After the meeting, Mayor-Elect Adam Bradley, right,observed to reporters, after Ms. Harwood’s report, the deficit is finally being reported by the city in line with the deficits he had expected, and told reporters in the rotunda of city hall afterwards he expected it would rise up to $20 Million, not $13.9 Million.
Harwood said declines of $1.2 Million in mortgage recording tax (given the “dead” state of home sales in the city), $400,000 in parking and permit fees, $500,000 in fines and forfeitures, and $6.9 in fund balance, the revenue deficit at this time she forecasts will be $10.4 Million.
If sales tax were to decline farther, as Councilman Benjamin Boykin pointed out, the projected budget deficit of 2009-10 (current year)would be worse. Boykin this would mean there would be no fund balance reserve to help balance the 2010-2011 budget the council has to begin work on.
Harwood drew a bleak picture in 9 of 13 revenue categories. Only one source was up and that was Hotel Occupancy Tax that is expected to bring in $400,000, based on preliminary reports of the first two months of hotel tax from the county, Harwood said. Even with that cash injection new this year the total revenue shortfall is $12.9 million.
Harwood reported that $12.9 million revenue decline was offset by a $2.5 Million decrease in expenditures due to cost-saving measures, for a forecasted variance of $10.4 Million.

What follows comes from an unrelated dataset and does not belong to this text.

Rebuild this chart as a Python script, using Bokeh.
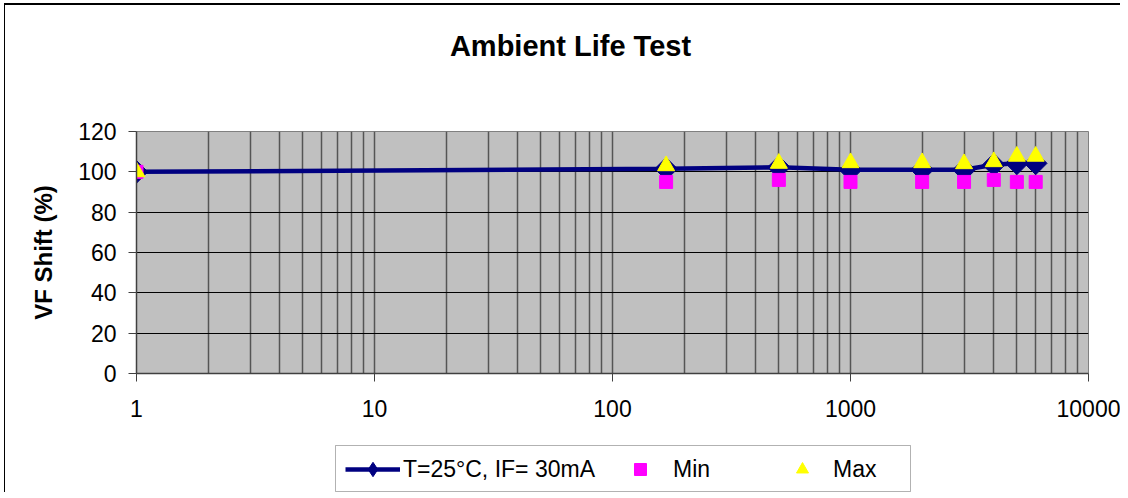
import math
from bokeh.plotting import figure
from bokeh.layouts import column
from bokeh.models import (Range1d, FixedTicker, Legend, LegendItem, Label,
                          BoxAnnotation, BasicTickFormatter)
from bokeh.embed import file_html
from bokeh.resources import INLINE

# ---- data ----
hours = [1, 168, 500, 1000, 2000, 3000, 4000, 5000, 6000]
vf_shift = [100, 101.5, 102.3, 101, 101, 101, 103.5, 104.2, 104.2]
vf_min = [100, 95, 96, 95, 95, 95, 96, 95, 95]
vf_max = [100, 103, 104.2, 104.5, 104.5, 104, 105, 107.7, 107.7]
x_ticks = [1, 10, 100, 1000, 10000]
y_ticks = [0, 20, 40, 60, 80, 100, 120]
series_label = "T=25°C, IF= 30mA"
min_label = "Min"
max_label = "Max"
title_text = "Ambient Life Test"
y_label = "VF Shift (%)"

FONT = "Liberation Sans"
NAVY = "#000080"
MAGENTA = "#FF00FF"
YELLOW = "#FFFF00"
W = 1120
LEFT, RIGHT = 136, 32          # frame borders shared by all strips


def blank_fig(h):
    f = figure(width=W, height=h, x_range=Range1d(LEFT, W - RIGHT), y_range=Range1d(0, h),
               x_axis_type=None, y_axis_type=None, output_backend="svg",
               toolbar_location=None, min_border_left=LEFT, min_border_right=RIGHT,
               min_border_top=0, min_border_bottom=0)
    f.outline_line_color = None
    f.border_fill_color = None
    f.background_fill_color = None
    f.xgrid.visible = False
    f.ygrid.visible = False
    return f


# ---- title strip ----
tf = blank_fig(100)
tf.add_layout(Label(x=570, y=55, text=title_text, text_font=FONT,
                    text_font_style="bold", text_font_size="29px",
                    text_align="center", text_baseline="middle",
                    text_color="black"))

# ---- main chart ----
p = figure(width=W, height=335, x_axis_type="log",
           x_range=Range1d(1, 10000), y_range=Range1d(0, 120),
           output_backend="svg", toolbar_location=None,
           min_border_left=LEFT, min_border_right=RIGHT,
           min_border_top=31, min_border_bottom=62)
p.background_fill_color = "#C0C0C0"
p.border_fill_color = None
p.outline_line_color = "#808080"
p.outline_line_width = 1

p.xaxis.ticker = FixedTicker(ticks=x_ticks,
                             minor_ticks=[m * 10 ** d for d in range(4) for m in range(2, 10)])
p.xaxis.formatter = BasicTickFormatter(use_scientific=False)
p.yaxis.ticker = FixedTicker(ticks=y_ticks)
for ax in (p.xaxis, p.yaxis):
    ax.major_label_text_font = FONT
    ax.major_label_text_font_size = "23px"
    ax.major_label_text_color = "black"
    ax.axis_line_color = "#404040"
    ax.axis_line_width = 1.5
    ax.major_tick_line_color = "#404040"
    ax.major_tick_out = 8
    ax.major_tick_in = 0
    ax.minor_tick_line_color = None
p.xaxis.major_label_standoff = 18
p.yaxis.major_label_standoff = 12
p.yaxis.axis_label = y_label
p.yaxis.axis_label_text_font = FONT
p.yaxis.axis_label_text_font_style = "bold"
p.yaxis.axis_label_text_font_size = "24px"
p.yaxis.axis_label_text_color = "black"
p.yaxis.axis_label_standoff = 18

p.xgrid.grid_line_color = "#555555"
p.xgrid.grid_line_width = 1.5
p.xgrid.minor_grid_line_color = "#555555"
p.xgrid.minor_grid_line_width = 1.5
p.ygrid.grid_line_color = "black"
p.ygrid.grid_line_width = 1

p.line(hours, vf_shift, line_color=NAVY, line_width=4.5)
p.scatter(hours, vf_shift, marker="square", angle=math.pi / 4, size=16,
          fill_color=NAVY, line_color=NAVY)
p.scatter(hours, vf_min, marker="square", size=13,
          fill_color=MAGENTA, line_color=MAGENTA)
p.scatter(hours, vf_max, marker="triangle", size=17,
          fill_color=YELLOW, line_color=YELLOW)

# ---- legend strip ----
LH = 57
lf = blank_fig(LH)
nan = [float("nan")]
l_ln = lf.line(nan, nan, line_color=NAVY, line_width=4.5)
l_dm = lf.scatter(nan, nan, marker="diamond", size=14,
                  fill_color=NAVY, line_color=NAVY)
l_mn = lf.scatter(nan, nan, marker="square", size=12,
                  fill_color=MAGENTA, line_color=MAGENTA)
l_mx = lf.scatter(nan, nan, marker="triangle", size=12,
                  fill_color=YELLOW, line_color=YELLOW)

lf.add_layout(BoxAnnotation(left=335, right=910, top=LH - 10, bottom=1,
                            fill_color=None, fill_alpha=0,
                            line_color="black", line_width=1))


def add_legend(items, loc, gw, gh, standoff):
    lg = Legend(items=items, location=loc, orientation="horizontal",
                label_text_font=FONT, label_text_font_size="23px",
                label_text_color="black",
                glyph_width=gw, glyph_height=gh, label_standoff=standoff,
                padding=0, margin=0, spacing=0,
                border_line_color=None, background_fill_alpha=0)
    lf.add_layout(lg)


add_legend([LegendItem(label=series_label, renderers=[l_ln, l_dm])], (345 - LEFT, 5), 55, 36, 3)
add_legend([LegendItem(label=min_label, renderers=[l_mn])], (625 - LEFT, 8), 30, 30, 18)
add_legend([LegendItem(label=max_label, renderers=[l_mx])], (787 - LEFT, 8), 30, 30, 16)

layout = column(tf, p, lf, spacing=0, styles={
    "background-color": "white",
    "background-image": (
        "linear-gradient(to right, transparent 4px, #000 4px, #000 5.5px, transparent 5.5px), "
        "linear-gradient(to bottom, transparent 3px, #000 3px, #000 4.5px, transparent 4.5px)"),
    "background-size": "100% 100%, 100% 100%",
    "background-position": "0px 3px, 4px 0px",
    "background-repeat": "no-repeat, no-repeat",
})

open("out.html", "w").write(file_html(layout, INLINE))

Looming Labor Settlement Spikes Deficit
However, Harwood laid out the grim reality that if the labor settlement expected perhaps early next month on the police and fire binding arbitration matter with the city (the decision is now being formulated by the arbitrator), is 3.75% to 4% this would add $3 million to this year’s budget. (The administration had only budgeted a 2% increase in the reserve for financing. This would increase the $10.4 Million forecast budget gap to $13.9 Million.
Harwood painted the prospect that the fund balance appropriation of $6.9 Million would have to be increased by taking another $7 Million from the $19.8 Million fund balance available June 30 of this year. She said that only $8.9 Million is undesignated and available for making up the deficit, meaning a $7 Million transfer from the fund balance would leave the city with just $1.9 Million going into the 2010-11 budget.
What a difference two months makes.
Council President Benjamin Boykin observed grimly that two months ago Ms. Harwood had said the city was running $3.8 Million in deficit, and that two months later it was up to $10.4 Million.
No member of the council raised any voice as to whether the city was planning to cut more operating expenses to turn back the rising tide of red ink. Tom Roach queried Harwood and Mayor Joseph Delfino as to whether the city departments were operating close to the bone. Delfino said they were. There was no call for new direct spending cutbacks by any council member.
Adam Bradley announced to reporters after the meeting he would announce some appointments to his new administration next Monday.
Mayor Joseph Delfino had no comments on the state of the budget after Harwood finished her presentation.
What Might Be Done to Cut the Deficit.
WPCNR notes that a $14 Million deficit could be made up and present city services and work force preserved by a one-time 42% increase in the city property tax, or a budget cut of 21% with a 21% property tax increase. As a general rule to generate one million in revenue, the city property tax has to increase 3%. The present city expense budget would have to be cut $6 Million to achieve a 20% decrease.
The city tax rate would have to raise from $157.06 per $1,000 of assessed valuation to $188.48 per $1,000 of assessed valuation, (providing the assessment roll does not decline. That would mean the city tax on a $650,000 to $700,000 home would go from $2,901 in 2009 to 2010 to $3,473 in 2010-11 if a tax increase was used to make up the other $6 Million and change in the projected deficit, not covered by budget cuts.
To eliminate the deficit next year, without raising city property taxes it would have to be cut $15 Million or more, other revenue to cut into that $15 Million hole. After all if the assessment roll continues its death spiral, the deficit will project even higher into 2010-11 and that has to be made up in more property taxes, too.
The city tax rate would have to go up 42% to clear out the present worse case deficit, the optimistic Ms. Harwood projects assuming the sales tax holds steady to last year’s numbers.
A 42% increase in city property taxes would increase the tax rate from $157.06 per $1,000 of assessed valuation, $66 to $223 per $1,000 of assessed valuation.
You’re wondering what a 42% increase would do to your city taxes? It would mean that the $650,000 to $700,000 home in White Plains would increase from $2,901 in city taxes this year to $4,120 next year — a $1,219 tax increase.
Of course, any tax increase would be subject to additional pressure for expansion if the city assessment role currently at $285.2 Million were to decline further.